"Kenapa kelihatan sedih?"
"Saya tidak bisa menemani Anda. Tiap hari saya harus ke pengadilan. Biasanya sepanjang hari."
"Seandainya saya tidak di sini apakah ditunjuk jadi juri itu senang?"
"Biasa saja. Tidak senang tidak juga sedih. Saya kan sudah tidak bekerja lagi."
"Saya ikut. Ingin tahu."
"Mungkin tidak boleh ikut masuk."
"Gak apa-apa. Di luar saja juga gak masalah".
Saya pun bergegas bikin oatmeal. Yang quick cook. Bukan yang instan. Tiga sendok. Pakai tepak tanpa tutup. Saya tuangi susu yang cukup. Tidak pakai tambahan air. Hanya itu.

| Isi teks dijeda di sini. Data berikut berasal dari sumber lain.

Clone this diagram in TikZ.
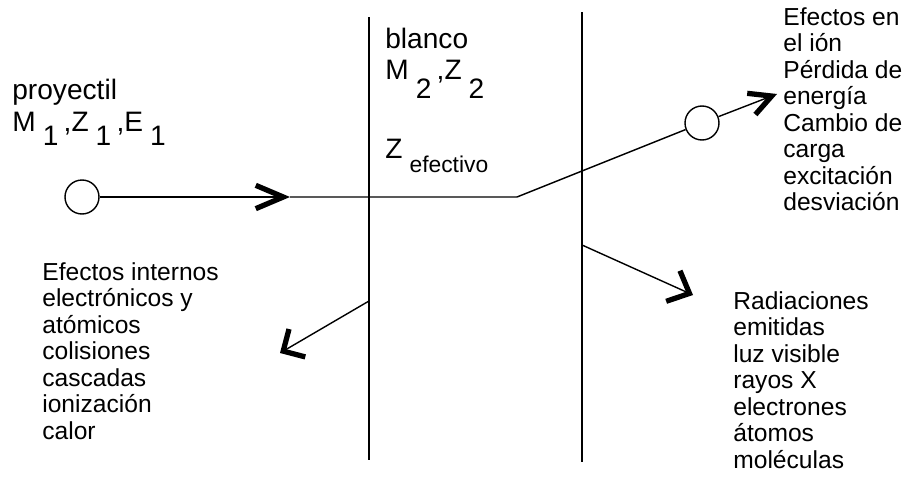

Tepak saya masukkan microwave. Pertama 30 detik. Lalu 30 detik lagi. Tidak langsung satu menit agar didihnya tidak sampai tumpah.
Saya ambil juga tomat. Tiga buah. Saya masukkan tepak bertutup. Dimasukkan microwave satu menit. Kalau tepak tidak ditutup ledakan tomatnya bikin microwave kotor. Itulah yang terjadi di hari pertama. Letusan tomat ke mana-mana.
Di Surabaya tomat itu dikukus oleh istri. Di Lawrence harus masak sendiri.
Saya sudah akrab dengan sistem dapur Amerika. Pun di mana saja alat-alat dapurnya diletakkan: piring, sendok, wajan tevlon, sotil, entong. Susunannya rapi. Tetap di situ. Sejak di rumah John yang di Evanville, Indiana, di rumah Hays maupun di Lawrence ini.
Cara bagaimana menghidupkan kompor listrik juga bisa. Kompor itu besar. Tombolnya banyak. Sekaligus ada digital air fryer-nya. Juga sekaligus sebagai oven besar. John selalu bikin roti di oven besar itu. Pakai 'wajan' tebal, wajan warisan yang sudah berumur 150 tahun.
Hanya tomat tiga biji dan oatmeal itulah sarapan saya. Setiap hari.
"Tidak bosan?" tanya perusuh imajiner. Saya membayangkan itu Nimas.
"Justru ngangeni," jawab saya dalam hati.